Their 15-page letter to Attorney General Merrick Garland, which everyone should read and then read again, details with excruciating specificity the KCPD’s record of excessive force, of excusing and defending excessive force, and of refusing to work with prosecutors to hold their own accountable for brutality, most often against Black and brown Kansas Citians.

An investigation by the civil rights division of the Department of Justice really is the only hope for a department that can’t and won’t police itself.

If the feds do, God willing, respond to this invitation, we suggest that they pack the sturdiest possible hip boots, because the muck is deep.

Here are just the first few of the wrongful deaths and unprovoked attacks cited in the Urban Council’s letter to Garland:

In November of 2013, KCPD officers investigating a carjacking said they heard gunshots.

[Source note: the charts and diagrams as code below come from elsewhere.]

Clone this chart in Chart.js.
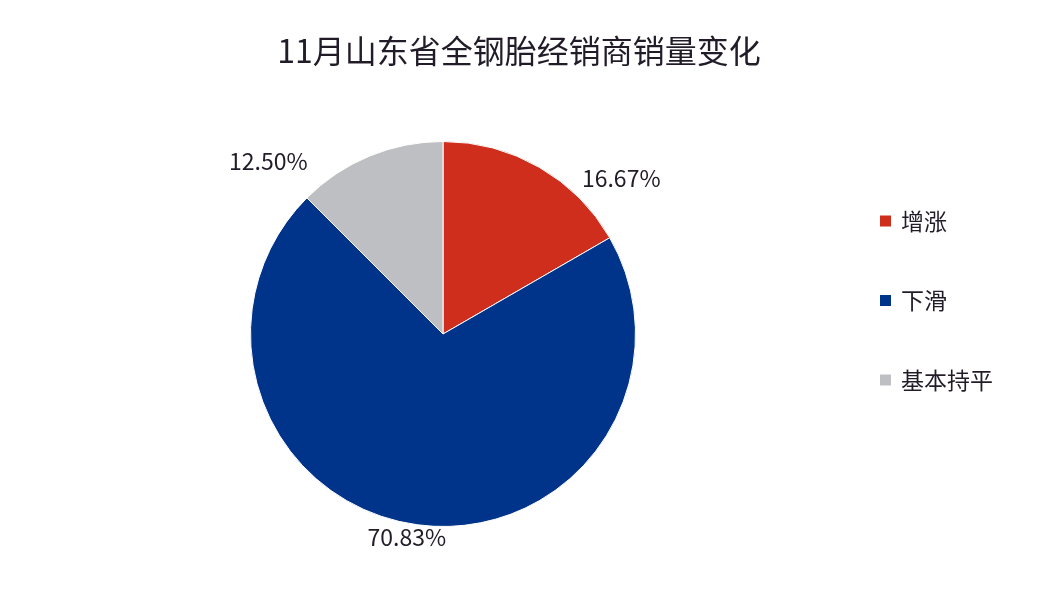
<!DOCTYPE html>
<html>
<head>
<meta charset="utf-8">
<script src="https://cdn.jsdelivr.net/npm/chart.js"></script>
<style>
  html, body { margin: 0; padding: 0; background: #ffffff; }
  #wrap { width: 1044px; height: 590px; }
</style>
</head>
<body>
<div id="wrap"><canvas id="chart"></canvas></div>
<script>
const title = "11月山东省全钢胎经销商销量变化";
const categories = ["增涨", "下滑", "基本持平"];
const shares = [16.67, 70.83, 12.50];
const colors = ["#CF2E1D", "#00338A", "#BEBFC3"];

const FONT = '"Noto Sans CJK SC", "Noto Sans", sans-serif';
const TEXT = "#221c28";

// where each percentage label sits relative to the edge of its slice
const labelOffsets = [[82, 11], [-11, 12], [-101, 5]];

const overlay = {
  id: "overlay",
  afterDraw(chart) {
    const ctx = chart.ctx;
    ctx.save();
    ctx.fillStyle = TEXT;
    ctx.textBaseline = "middle";

    // title
    ctx.font = "32px " + FONT;
    ctx.textAlign = "center";
    ctx.fillText(title, 519, 51);

    // slice labels
    ctx.font = "23px " + FONT;
    const meta = chart.getDatasetMeta(0);
    meta.data.forEach((arc, i) => {
      const mid = (arc.startAngle + arc.endAngle) / 2;
      const ex = arc.x + Math.cos(mid) * arc.outerRadius;
      const ey = arc.y + Math.sin(mid) * arc.outerRadius;
      const [dx, dy] = labelOffsets[i];
      ctx.fillText(shares[i].toFixed(2) + "%", ex + dx, ey + dy);
    });

    // legend
    ctx.textAlign = "left";
    ctx.font = "23px " + FONT;
    categories.forEach((name, i) => {
      const y = 221 + i * 79.5;
      ctx.fillStyle = colors[i];
      ctx.fillRect(880, y - 5.5, 11, 11);
      ctx.fillStyle = TEXT;
      ctx.fillText(name, 901, y);
    });
    ctx.restore();
  }
};

new Chart(document.getElementById("chart"), {
  type: "pie",
  data: {
    labels: categories,
    datasets: [{
      data: shares,
      backgroundColor: colors,
      borderColor: "#ffffff",
      borderWidth: 1
    }]
  },
  options: {
    responsive: true,
    maintainAspectRatio: false,
    animation: false,
    layout: { padding: { left: 250, right: 408, top: 141, bottom: 63 } },
    plugins: {
      legend: { display: false },
      title: { display: false },
      tooltip: { enabled: false }
    }
  },
  plugins: [overlay]
});
</script>
</body>
</html>
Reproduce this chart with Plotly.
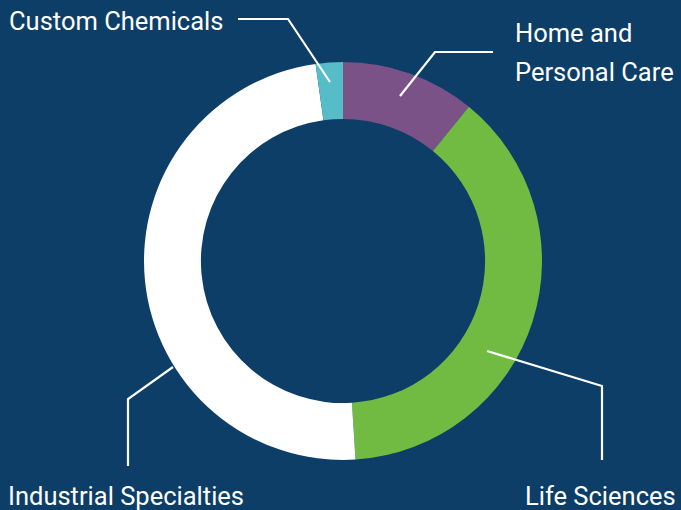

In response, they fired at least 21 times at Phillippe Lora as he drove away in his SUV. As it turns out, Lora was unarmed, had committed no crime and had not threatened the officers or anyone else.

Lora was paralyzed as a result, and his injury cost Kansas City taxpayers a $4.8 million settlement. The officers who shot Lora, Dakota Merrill and Shane Mellot, are still on the force.

That same year, another unarmed Black man, 24-year-old Ryan Stokes, was fatally shot from behind by a Kansas City police officer. Officers had chased Ryan into a Power & Light District parking lot after he was falsely accused of stealing another man’s iPhone. After the shooting, KCPD described Stokes as a thief with a gun who was in a standoff with police and had refused to drop his weapon.

Daniel Straub, an African American officer involved in the chase that night, later testified that Stokes did not have a gun, had not stolen an iPhone and was complying with Straub’s orders when he was shot from behind by another officer, William Thompson, who is still on the force. It was Straub who was fired, for contradicting the official narrative.

In May of 2019, KCPD officer Dylan Pifer shot and killed Terrance Bridges, who was also unarmed. “Unsurprisingly,” the letter to the DOJ says, “KCPD found no issues with the killing and Pifer was returned to active duty a mere nine days after the shooting.”

On and on these narratives go, dully repetitive unless one of these crimes happen to have ended, shortened or ruined your life.

Please do read the letter. Because if you do, you’ll see that the PR effusions from the police department and the police board could not be more dishonest.

Every officer with a conscience, and we assume you are many, ought to hope that the DOJ shows up ASAP, because this on-and-on-we-go horror show undermines everything you are and do.

On Tuesday morning, Catholics from some two dozen predominantly white Kansas City parishes will gather at City Hall to pray the sorrowful mysteries of the rosary for racial justice. They chose the date to coincide with the Board of Police Commissioners’ meeting, “although their focus of praying the Rosary,” organizers said, “includes many more inequities and injustices than those making daily headlines.”

Amen. And DOJ, please make the need for these prayer vigils less urgent.